▸ **Directive**: Below are records; please write out exactly the lines from the first line through the line containing "801, 756, 756, 962]", with no pictures.

▸ **Listed records**:
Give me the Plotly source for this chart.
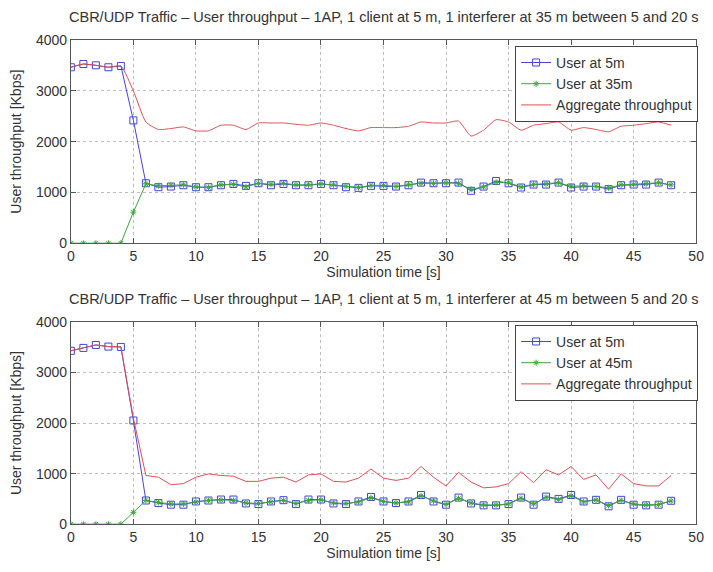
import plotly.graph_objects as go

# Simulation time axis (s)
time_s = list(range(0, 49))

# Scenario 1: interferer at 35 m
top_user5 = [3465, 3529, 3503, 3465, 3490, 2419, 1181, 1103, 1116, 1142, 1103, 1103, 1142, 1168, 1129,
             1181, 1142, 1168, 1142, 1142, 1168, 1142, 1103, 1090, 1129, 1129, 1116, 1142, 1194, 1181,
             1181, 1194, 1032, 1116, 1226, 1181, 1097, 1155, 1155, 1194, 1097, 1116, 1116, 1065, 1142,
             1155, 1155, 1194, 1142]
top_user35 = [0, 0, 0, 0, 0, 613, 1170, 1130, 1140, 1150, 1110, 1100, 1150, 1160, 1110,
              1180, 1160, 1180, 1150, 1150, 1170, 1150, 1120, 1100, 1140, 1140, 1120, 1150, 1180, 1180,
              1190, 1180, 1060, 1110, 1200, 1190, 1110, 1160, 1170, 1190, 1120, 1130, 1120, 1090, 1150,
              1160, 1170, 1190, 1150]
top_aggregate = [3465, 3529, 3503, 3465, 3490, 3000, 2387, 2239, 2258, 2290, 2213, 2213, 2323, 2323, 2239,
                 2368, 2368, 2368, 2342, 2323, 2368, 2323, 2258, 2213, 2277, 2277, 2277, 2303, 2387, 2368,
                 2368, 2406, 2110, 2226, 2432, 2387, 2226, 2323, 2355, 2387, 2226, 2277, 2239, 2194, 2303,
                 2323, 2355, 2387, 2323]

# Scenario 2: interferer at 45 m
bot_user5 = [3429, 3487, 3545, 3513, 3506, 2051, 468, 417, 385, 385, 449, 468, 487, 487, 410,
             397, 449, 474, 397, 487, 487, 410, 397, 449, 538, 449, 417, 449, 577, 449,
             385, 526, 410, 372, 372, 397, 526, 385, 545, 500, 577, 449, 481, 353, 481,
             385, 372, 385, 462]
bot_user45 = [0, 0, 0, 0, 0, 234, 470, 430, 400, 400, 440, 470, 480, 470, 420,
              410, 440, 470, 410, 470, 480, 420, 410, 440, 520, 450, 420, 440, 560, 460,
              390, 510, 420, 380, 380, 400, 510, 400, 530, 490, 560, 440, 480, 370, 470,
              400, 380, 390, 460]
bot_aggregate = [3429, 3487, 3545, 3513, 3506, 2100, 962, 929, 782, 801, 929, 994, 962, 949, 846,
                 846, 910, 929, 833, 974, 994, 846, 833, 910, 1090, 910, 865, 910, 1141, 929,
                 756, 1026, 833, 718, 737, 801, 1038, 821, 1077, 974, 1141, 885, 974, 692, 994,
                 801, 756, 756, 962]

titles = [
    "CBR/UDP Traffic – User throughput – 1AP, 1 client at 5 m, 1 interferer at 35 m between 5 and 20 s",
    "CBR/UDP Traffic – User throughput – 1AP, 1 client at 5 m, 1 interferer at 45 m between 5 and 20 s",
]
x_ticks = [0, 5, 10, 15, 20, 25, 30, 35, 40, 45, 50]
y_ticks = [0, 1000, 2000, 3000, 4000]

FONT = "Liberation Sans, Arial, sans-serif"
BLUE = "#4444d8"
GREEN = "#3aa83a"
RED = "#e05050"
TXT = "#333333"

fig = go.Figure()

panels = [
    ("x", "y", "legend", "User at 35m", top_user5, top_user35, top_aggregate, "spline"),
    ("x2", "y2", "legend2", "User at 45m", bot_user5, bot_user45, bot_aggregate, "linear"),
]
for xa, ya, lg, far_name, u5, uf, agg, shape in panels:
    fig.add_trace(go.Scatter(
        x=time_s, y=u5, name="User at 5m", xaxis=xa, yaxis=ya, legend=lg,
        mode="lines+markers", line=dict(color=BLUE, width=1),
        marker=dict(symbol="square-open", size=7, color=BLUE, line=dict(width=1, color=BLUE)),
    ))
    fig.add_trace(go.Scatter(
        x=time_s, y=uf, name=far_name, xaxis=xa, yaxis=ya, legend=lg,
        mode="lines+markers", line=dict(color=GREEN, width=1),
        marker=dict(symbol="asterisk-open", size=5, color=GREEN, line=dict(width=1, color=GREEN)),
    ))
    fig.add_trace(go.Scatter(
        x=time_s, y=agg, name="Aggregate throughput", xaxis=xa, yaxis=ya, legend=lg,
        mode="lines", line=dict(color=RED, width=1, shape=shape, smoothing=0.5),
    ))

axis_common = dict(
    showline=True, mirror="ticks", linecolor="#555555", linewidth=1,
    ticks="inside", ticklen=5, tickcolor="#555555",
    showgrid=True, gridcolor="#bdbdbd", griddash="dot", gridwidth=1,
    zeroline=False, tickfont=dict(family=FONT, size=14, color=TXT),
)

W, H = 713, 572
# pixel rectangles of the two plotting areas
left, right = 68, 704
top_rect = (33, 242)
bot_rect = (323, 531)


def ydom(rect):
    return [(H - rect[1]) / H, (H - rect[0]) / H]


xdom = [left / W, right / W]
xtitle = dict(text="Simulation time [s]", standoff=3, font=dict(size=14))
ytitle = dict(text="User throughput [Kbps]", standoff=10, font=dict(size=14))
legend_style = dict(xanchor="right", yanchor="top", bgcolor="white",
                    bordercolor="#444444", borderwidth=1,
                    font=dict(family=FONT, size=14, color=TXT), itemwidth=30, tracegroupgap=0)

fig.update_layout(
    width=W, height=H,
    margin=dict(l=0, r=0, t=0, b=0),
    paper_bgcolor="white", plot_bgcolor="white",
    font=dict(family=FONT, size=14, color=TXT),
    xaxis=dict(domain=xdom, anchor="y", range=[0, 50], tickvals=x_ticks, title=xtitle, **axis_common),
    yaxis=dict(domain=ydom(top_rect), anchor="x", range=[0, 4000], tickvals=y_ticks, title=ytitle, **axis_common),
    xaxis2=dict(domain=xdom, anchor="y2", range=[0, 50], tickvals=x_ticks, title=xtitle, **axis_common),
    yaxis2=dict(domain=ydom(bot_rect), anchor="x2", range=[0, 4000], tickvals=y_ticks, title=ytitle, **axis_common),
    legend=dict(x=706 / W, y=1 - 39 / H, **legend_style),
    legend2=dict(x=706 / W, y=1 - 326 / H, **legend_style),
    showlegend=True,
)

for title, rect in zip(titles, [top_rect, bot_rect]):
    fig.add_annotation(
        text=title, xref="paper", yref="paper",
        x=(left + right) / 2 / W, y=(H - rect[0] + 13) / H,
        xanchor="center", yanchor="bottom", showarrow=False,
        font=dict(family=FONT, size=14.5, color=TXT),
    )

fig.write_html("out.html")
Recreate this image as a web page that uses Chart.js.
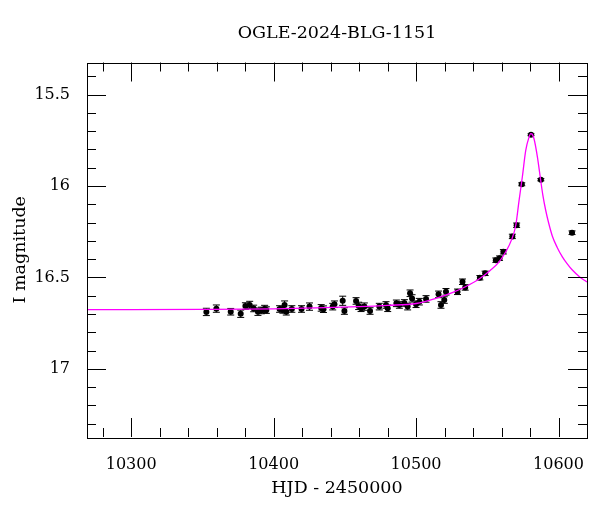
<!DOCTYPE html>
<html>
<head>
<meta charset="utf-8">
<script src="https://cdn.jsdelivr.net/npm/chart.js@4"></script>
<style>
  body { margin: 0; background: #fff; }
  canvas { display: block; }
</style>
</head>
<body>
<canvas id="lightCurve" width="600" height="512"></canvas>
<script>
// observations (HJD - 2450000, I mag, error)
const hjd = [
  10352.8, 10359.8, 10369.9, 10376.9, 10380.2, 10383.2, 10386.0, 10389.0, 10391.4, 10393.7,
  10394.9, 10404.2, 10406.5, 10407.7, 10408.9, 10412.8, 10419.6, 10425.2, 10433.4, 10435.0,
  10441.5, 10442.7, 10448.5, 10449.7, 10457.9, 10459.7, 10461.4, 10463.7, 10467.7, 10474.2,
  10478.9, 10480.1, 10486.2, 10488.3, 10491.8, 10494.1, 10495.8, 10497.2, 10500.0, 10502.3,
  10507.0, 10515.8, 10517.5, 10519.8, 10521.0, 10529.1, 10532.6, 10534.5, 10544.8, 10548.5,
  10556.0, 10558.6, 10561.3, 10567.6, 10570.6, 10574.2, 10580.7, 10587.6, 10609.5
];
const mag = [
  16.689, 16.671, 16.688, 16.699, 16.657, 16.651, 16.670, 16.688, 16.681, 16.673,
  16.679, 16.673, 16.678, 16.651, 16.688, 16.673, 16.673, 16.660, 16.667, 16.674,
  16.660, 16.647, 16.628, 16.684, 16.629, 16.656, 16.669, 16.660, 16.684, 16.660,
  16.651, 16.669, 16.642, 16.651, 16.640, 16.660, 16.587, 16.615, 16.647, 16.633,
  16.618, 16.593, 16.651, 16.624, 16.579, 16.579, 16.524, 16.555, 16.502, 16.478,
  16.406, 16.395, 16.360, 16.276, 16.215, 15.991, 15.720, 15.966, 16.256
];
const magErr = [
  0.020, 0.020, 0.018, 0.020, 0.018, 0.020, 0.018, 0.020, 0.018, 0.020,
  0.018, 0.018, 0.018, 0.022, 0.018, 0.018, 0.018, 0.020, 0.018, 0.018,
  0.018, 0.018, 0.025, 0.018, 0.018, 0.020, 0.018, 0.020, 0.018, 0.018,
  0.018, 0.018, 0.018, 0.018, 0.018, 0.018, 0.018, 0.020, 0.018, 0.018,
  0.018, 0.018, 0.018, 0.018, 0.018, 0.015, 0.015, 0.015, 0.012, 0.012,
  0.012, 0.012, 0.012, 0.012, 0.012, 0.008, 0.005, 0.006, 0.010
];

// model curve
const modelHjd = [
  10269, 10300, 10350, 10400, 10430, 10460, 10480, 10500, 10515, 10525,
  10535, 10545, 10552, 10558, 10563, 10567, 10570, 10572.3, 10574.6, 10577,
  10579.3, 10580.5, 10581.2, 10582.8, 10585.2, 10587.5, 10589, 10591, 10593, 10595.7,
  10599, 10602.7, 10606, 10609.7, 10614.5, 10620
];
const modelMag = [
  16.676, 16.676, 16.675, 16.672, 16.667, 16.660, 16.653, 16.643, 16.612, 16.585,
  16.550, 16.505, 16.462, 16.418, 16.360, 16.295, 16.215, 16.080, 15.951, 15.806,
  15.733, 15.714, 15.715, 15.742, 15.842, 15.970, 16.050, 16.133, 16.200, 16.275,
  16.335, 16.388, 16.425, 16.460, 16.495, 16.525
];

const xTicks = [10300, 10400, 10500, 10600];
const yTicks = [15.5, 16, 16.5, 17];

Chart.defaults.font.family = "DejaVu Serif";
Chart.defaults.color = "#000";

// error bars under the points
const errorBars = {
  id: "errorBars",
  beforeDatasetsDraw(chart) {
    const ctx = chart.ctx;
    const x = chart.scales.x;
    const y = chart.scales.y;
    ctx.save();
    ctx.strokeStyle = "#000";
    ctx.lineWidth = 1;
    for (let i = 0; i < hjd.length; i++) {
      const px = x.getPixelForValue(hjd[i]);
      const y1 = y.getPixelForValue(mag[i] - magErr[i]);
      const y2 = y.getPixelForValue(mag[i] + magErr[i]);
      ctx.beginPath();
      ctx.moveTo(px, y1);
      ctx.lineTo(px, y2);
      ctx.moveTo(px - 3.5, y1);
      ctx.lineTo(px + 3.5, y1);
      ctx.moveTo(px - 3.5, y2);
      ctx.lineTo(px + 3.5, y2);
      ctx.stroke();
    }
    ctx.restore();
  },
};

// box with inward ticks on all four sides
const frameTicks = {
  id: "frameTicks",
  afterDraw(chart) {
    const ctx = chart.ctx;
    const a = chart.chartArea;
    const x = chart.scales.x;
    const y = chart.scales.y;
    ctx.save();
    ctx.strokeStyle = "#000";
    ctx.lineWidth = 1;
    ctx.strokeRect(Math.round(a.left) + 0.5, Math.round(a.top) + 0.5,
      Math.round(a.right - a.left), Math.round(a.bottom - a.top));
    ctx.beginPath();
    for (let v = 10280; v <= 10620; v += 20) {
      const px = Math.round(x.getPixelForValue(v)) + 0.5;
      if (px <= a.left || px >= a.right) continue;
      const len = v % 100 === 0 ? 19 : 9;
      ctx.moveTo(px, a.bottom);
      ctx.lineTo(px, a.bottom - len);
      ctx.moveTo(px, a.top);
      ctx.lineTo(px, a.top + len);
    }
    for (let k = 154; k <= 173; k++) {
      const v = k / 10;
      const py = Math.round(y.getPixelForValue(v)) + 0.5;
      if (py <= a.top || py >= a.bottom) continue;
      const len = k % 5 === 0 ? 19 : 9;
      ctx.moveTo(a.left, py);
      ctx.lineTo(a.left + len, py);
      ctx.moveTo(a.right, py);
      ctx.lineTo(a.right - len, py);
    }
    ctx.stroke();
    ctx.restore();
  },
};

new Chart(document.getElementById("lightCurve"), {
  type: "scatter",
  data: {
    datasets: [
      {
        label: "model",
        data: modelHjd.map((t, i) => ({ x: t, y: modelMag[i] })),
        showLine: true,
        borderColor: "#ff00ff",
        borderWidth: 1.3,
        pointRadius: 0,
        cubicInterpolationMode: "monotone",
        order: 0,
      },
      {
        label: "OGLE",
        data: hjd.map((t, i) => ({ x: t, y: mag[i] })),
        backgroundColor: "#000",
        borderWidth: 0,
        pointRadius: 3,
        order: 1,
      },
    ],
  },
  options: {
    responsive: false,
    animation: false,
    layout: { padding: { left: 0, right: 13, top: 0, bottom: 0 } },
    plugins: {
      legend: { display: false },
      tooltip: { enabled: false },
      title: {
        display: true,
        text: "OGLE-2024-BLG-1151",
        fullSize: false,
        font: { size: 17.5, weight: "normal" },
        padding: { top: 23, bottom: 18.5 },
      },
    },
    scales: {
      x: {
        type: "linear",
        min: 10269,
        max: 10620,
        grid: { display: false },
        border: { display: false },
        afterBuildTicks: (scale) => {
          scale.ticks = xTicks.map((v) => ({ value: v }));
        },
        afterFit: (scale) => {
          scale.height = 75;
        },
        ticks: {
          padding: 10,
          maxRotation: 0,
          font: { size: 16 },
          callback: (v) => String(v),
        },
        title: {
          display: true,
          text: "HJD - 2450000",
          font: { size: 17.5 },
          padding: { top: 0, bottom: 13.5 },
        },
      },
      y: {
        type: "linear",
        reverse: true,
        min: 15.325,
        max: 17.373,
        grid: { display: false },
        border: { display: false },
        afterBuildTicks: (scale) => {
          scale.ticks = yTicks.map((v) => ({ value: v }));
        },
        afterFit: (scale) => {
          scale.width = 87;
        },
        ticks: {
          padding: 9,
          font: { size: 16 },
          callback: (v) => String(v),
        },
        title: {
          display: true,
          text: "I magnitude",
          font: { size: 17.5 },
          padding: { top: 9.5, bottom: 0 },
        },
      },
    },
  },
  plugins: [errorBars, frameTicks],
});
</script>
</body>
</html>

▸ **Written solution**:
Give me the Plotly source for this chart.
import plotly.graph_objects as go

# Simulation time axis (s)
time_s = list(range(0, 49))

# Scenario 1: interferer at 35 m
top_user5 = [3465, 3529, 3503, 3465, 3490, 2419, 1181, 1103, 1116, 1142, 1103, 1103, 1142, 1168, 1129,
             1181, 1142, 1168, 1142, 1142, 1168, 1142, 1103, 1090, 1129, 1129, 1116, 1142, 1194, 1181,
             1181, 1194, 1032, 1116, 1226, 1181, 1097, 1155, 1155, 1194, 1097, 1116, 1116, 1065, 1142,
             1155, 1155, 1194, 1142]
top_user35 = [0, 0, 0, 0, 0, 613, 1170, 1130, 1140, 1150, 1110, 1100, 1150, 1160, 1110,
              1180, 1160, 1180, 1150, 1150, 1170, 1150, 1120, 1100, 1140, 1140, 1120, 1150, 1180, 1180,
              1190, 1180, 1060, 1110, 1200, 1190, 1110, 1160, 1170, 1190, 1120, 1130, 1120, 1090, 1150,
              1160, 1170, 1190, 1150]
top_aggregate = [3465, 3529, 3503, 3465, 3490, 3000, 2387, 2239, 2258, 2290, 2213, 2213, 2323, 2323, 2239,
                 2368, 2368, 2368, 2342, 2323, 2368, 2323, 2258, 2213, 2277, 2277, 2277, 2303, 2387, 2368,
                 2368, 2406, 2110, 2226, 2432, 2387, 2226, 2323, 2355, 2387, 2226, 2277, 2239, 2194, 2303,
                 2323, 2355, 2387, 2323]

# Scenario 2: interferer at 45 m
bot_user5 = [3429, 3487, 3545, 3513, 3506, 2051, 468, 417, 385, 385, 449, 468, 487, 487, 410,
             397, 449, 474, 397, 487, 487, 410, 397, 449, 538, 449, 417, 449, 577, 449,
             385, 526, 410, 372, 372, 397, 526, 385, 545, 500, 577, 449, 481, 353, 481,
             385, 372, 385, 462]
bot_user45 = [0, 0, 0, 0, 0, 234, 470, 430, 400, 400, 440, 470, 480, 470, 420,
              410, 440, 470, 410, 470, 480, 420, 410, 440, 520, 450, 420, 440, 560, 460,
              390, 510, 420, 380, 380, 400, 510, 400, 530, 490, 560, 440, 480, 370, 470,
              400, 380, 390, 460]
bot_aggregate = [3429, 3487, 3545, 3513, 3506, 2100, 962, 929, 782, 801, 929, 994, 962, 949, 846,
                 846, 910, 929, 833, 974, 994, 846, 833, 910, 1090, 910, 865, 910, 1141, 929,
                 756, 1026, 833, 718, 737, 801, 1038, 821, 1077, 974, 1141, 885, 974, 692, 994,
                 801, 756, 756, 962]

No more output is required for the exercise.